→ Given problem:
Extract all lines in the data that contain the word "this".
═══ Extracted information
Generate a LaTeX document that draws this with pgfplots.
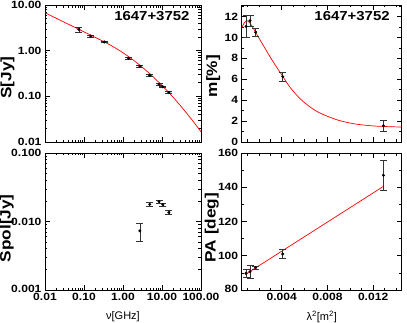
\documentclass[border=0pt]{standalone}
\usepackage{fontspec}
\setmainfont{Liberation Sans}
\newfontfamily\wide[FakeStretch=1.15]{Liberation Sans}
\usepackage{pgfplots}
\pgfplotsset{compat=1.18}

% spectrum fit
\pgfplotstableread{
nu S
0.01 6.78
0.0316 4.18
0.1 2.58
0.316 1.59
0.562 1.22
1.0 0.90
1.78 0.635
3.16 0.43
5.62 0.279
10.0 0.173
17.8 0.103
31.6 0.0587
56.2 0.0321
100 0.0168
}\sfit

\tikzset{ttl/.style={anchor=east, font=\wide\bfseries\fontsize{13}{14}\selectfont}}
\pgfplotsset{
  panel/.style={
    scale only axis, anchor=south west,
    width=156pt, height=137pt,
    axis line style={line width=0.9pt},
    tick align=inside,
    major tick length=5pt, minor tick length=2.5pt,
    tick style={black, line width=0.6pt},
    ticklabel style={font=\wide\bfseries\fontsize{10.5}{11}\selectfont},
    ylabel style={font=\wide\bfseries\fontsize{15}{16}\selectfont},
    xlabel style={font=\fontsize{11}{12}\selectfont, at={(axis description cs:0.5,-0.195)}, anchor=center},
    scaled x ticks=false, scaled y ticks=false,
  },
  dat/.style={only marks, mark=*, mark size=1.3pt, black,
    error bars/.cd, y dir=both, y explicit,
    error bar style={black!80, line width=0.6pt},
    error mark options={rotate=90, mark size=3.5pt, line width=0.6pt, black!80}},
  fit/.style={red, line width=0.7pt, no markers},
}

\begin{document}
\begin{tikzpicture}
\useasboundingbox (0,0) rectangle (407pt,-323pt);

% total flux
\begin{axis}[panel, at={(45pt,-142pt)},
  xmode=log, ymode=log,
  xmin=0.01, xmax=100, ymin=0.01, ymax=10,
  xtick={0.01,0.1,1,10,100}, xticklabels={},
  ytick={0.01,0.1,1,10}, yticklabels={\raisebox{-3pt}{0.01},0.10,1.00,10.00},
  ylabel={S[Jy]},
  ylabel style={at={(axis description cs:-0.24,0.47)}, anchor=center},
]
\addplot[fit, smooth] table[x=nu, y=S] {\sfit};
\addplot[dat] coordinates {
  (0.074,2.93) +- (0,0.4)
  (0.148,2.09) +- (0,0.08)
  (0.33,1.55) +- (0,0.06)
  (1.4,0.68) +- (0,0.03)
  (2.7,0.46) +- (0,0.02)
  (4.85,0.29) +- (0,0.012)
  (8.4,0.185) +- (0,0.008)
  (10.5,0.162) +- (0,0.007)
  (15,0.122) +- (0,0.005)
};
\node[ttl] at (rel axis cs:0.949,0.922) {1647+3752};
\end{axis}

% polarized flux
\begin{axis}[panel, at={(45pt,-290pt)},
  xmode=log, ymode=log,
  xmin=0.01, xmax=100, ymin=0.001, ymax=0.1,
  xtick={0.01,0.1,1,10,100}, xticklabels={0.01,0.10,1.00,10.00,100.00},
  ytick={0.001,0.01,0.1}, yticklabels={\raisebox{2pt}{0.001},0.010,0.100},
  ylabel={Spol[Jy]}, xlabel={ν[GHz]},
  ylabel style={at={(axis description cs:-0.245,0.45)}, anchor=center},
]
\addplot[dat] coordinates {
  (2.7,0.0073) +- (0,0.0021)
  (4.85,0.0178) +- (0,0.0011)
  (8.4,0.0195) +- (0,0.0012)
  (10.5,0.0176) +- (0,0.0011)
  (15,0.0136) +- (0,0.0009)
};
\end{axis}

% fractional polarization
\begin{axis}[panel, at={(241.7pt,-142pt)}, width=160pt,
  xmin=0.0005, xmax=0.0145, ymin=0, ymax=13.1,
  xtick={0.004,0.008,0.012}, xticklabels={},
  minor xtick={0.001,0.002,0.003,0.005,0.006,0.007,0.009,0.010,0.011,0.013,0.014},
  ytick={0,2,4,6,8,10,12}, yticklabels={\raisebox{-3pt}{0},2,4,6,8,10,12},
  minor ytick={1,3,5,7,9,11,13},
  ylabel={m[\%]},
  ylabel style={at={(axis description cs:-0.178,0.48)}, anchor=center},
]
\addplot[fit, smooth] coordinates {
  (0.0005,10.9) (0.0007,11.35) (0.00095,11.6) (0.0012,11.4) (0.00166,10.6)
  (0.0023,9.4) (0.00298,8.15) (0.0035,7.25) (0.00409,6.28) (0.00473,5.23)
  (0.0056,4.15) (0.00648,3.35) (0.00735,2.77) (0.00881,2.13) (0.01027,1.75)
  (0.01173,1.56) (0.0129,1.485) (0.0145,1.43)
};
\addplot[dat] coordinates {
  (0.00088,11.05) +- (0,1.05)
  (0.00123,11.6) +- (0,0.5)
  (0.00172,10.5) +- (0,0.4)
  (0.00409,6.25) +- (0,0.45)
  (0.0129,1.55) +- (0,0.5)
};
\node[ttl] at (rel axis cs:0.947,0.922) {1647+3752};
\end{axis}

% polarization angle
\begin{axis}[panel, at={(241.7pt,-290pt)}, width=160pt,
  xmin=0.0005, xmax=0.0145, ymin=80, ymax=160,
  xtick={0.004,0.008,0.012}, xticklabels={0.004,0.008,0.012},
  minor xtick={0.001,0.002,0.003,0.005,0.006,0.007,0.009,0.010,0.011,0.013,0.014},
  ytick={80,100,120,140,160}, yticklabels={\raisebox{2pt}{80},100,120,140,160},
  minor ytick={90,110,130,150},
  ylabel={PA [deg]}, xlabel={λ\textsuperscript{2}[m\textsuperscript{2}]},
  ylabel style={at={(axis description cs:-0.1875,0.456)}, anchor=center},
]
\addplot[fit] coordinates {(0.00079,89) (0.0129,140.5)};
\addplot[dat] coordinates {
  (0.00088,89.8) +- (0,2.5)
  (0.00123,90.7) +- (0,3.7)
  (0.00172,93.0) +- (0,1.0)
  (0.00409,101.0) +- (0,2.6)
  (0.0129,147.0) +- (0,9.0)
};
\end{axis}
\end{tikzpicture}
\end{document}
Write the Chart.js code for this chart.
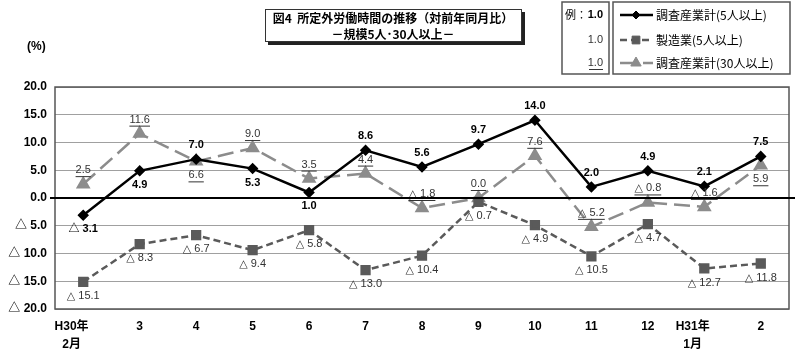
══════
→ Completed task:
Generate a LaTeX document that draws this with pgfplots.
Write the Chart.js code for this chart.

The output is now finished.